Designing Sharia-Compliant Green Finance Contracts for Islamic Microfinance Institutions in Indonesia
Islamic Green Finance and Sustainable Development
Abstract
This article examines the development of research on sharia-compliant green finance contracts for Islamic Microfinance Institutions (LKMS) in Indonesia. Although the Islamic green finance literature has grown through studies of green sukuk, green banking, Islamic social finance, ESG disclosure, maqasid al-sharia, and fiqh al-bi'ah, attention to the design of green financing contracts at the micro level remains limited.
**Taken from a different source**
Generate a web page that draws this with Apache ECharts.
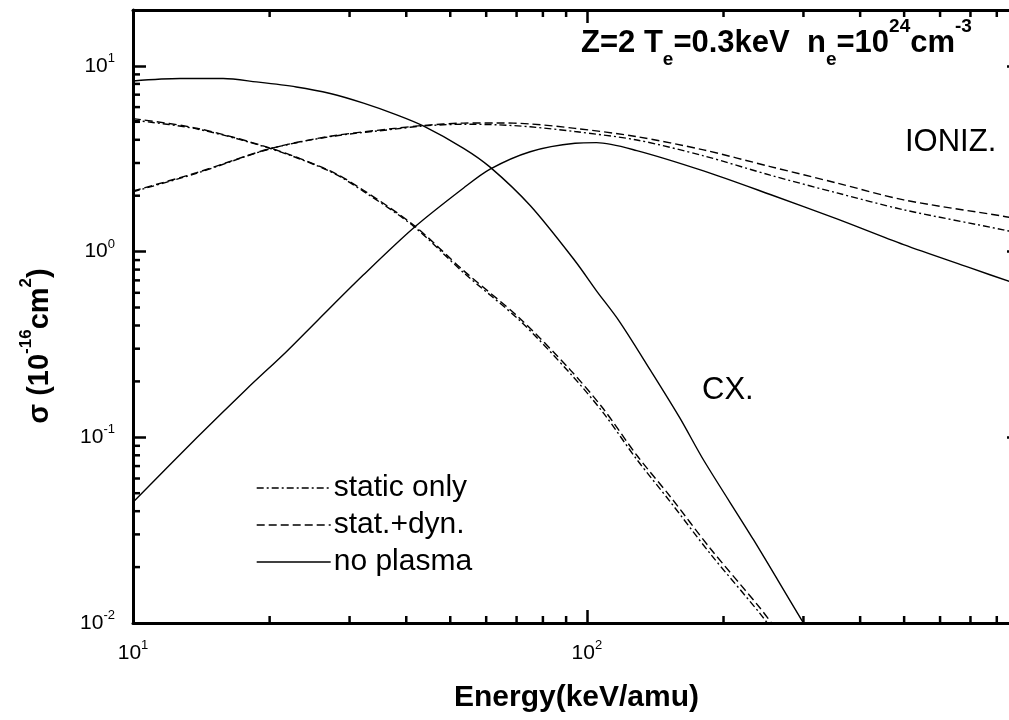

This study aims to map research trends, identify research gaps, and formulate a conceptual framework for green finance contracts for LKMS. The method used is an integrative literature review based on the Scopus database with the search string TITLE-ABS-KEY (("green finance" OR "sustainable finance" OR "sustainability" OR "environmental") AND ("Islamic finance" OR "sharia" OR "Islamic") AND ("Indonesia")). From 615 initial documents, after deduplication and selection based on inclusion and exclusion criteria, 50 core articles were analyzed using narrative and thematic synthesis. The review shows that prior research remains fragmented among macro instruments, banking governance, normative legitimacy of environmental fiqh, and microfinance inclusion. The main gap lies in the absence of a contract model that integrates sharia contracts, a micro green taxonomy, environmental covenants, risk mitigation, greenwashing prevention, and environmental impact measurement. This article concludes that contracts can serve as operational instruments for translating sharia and sustainability principles into inclusive, proportional, and measurable LKMS financing practices.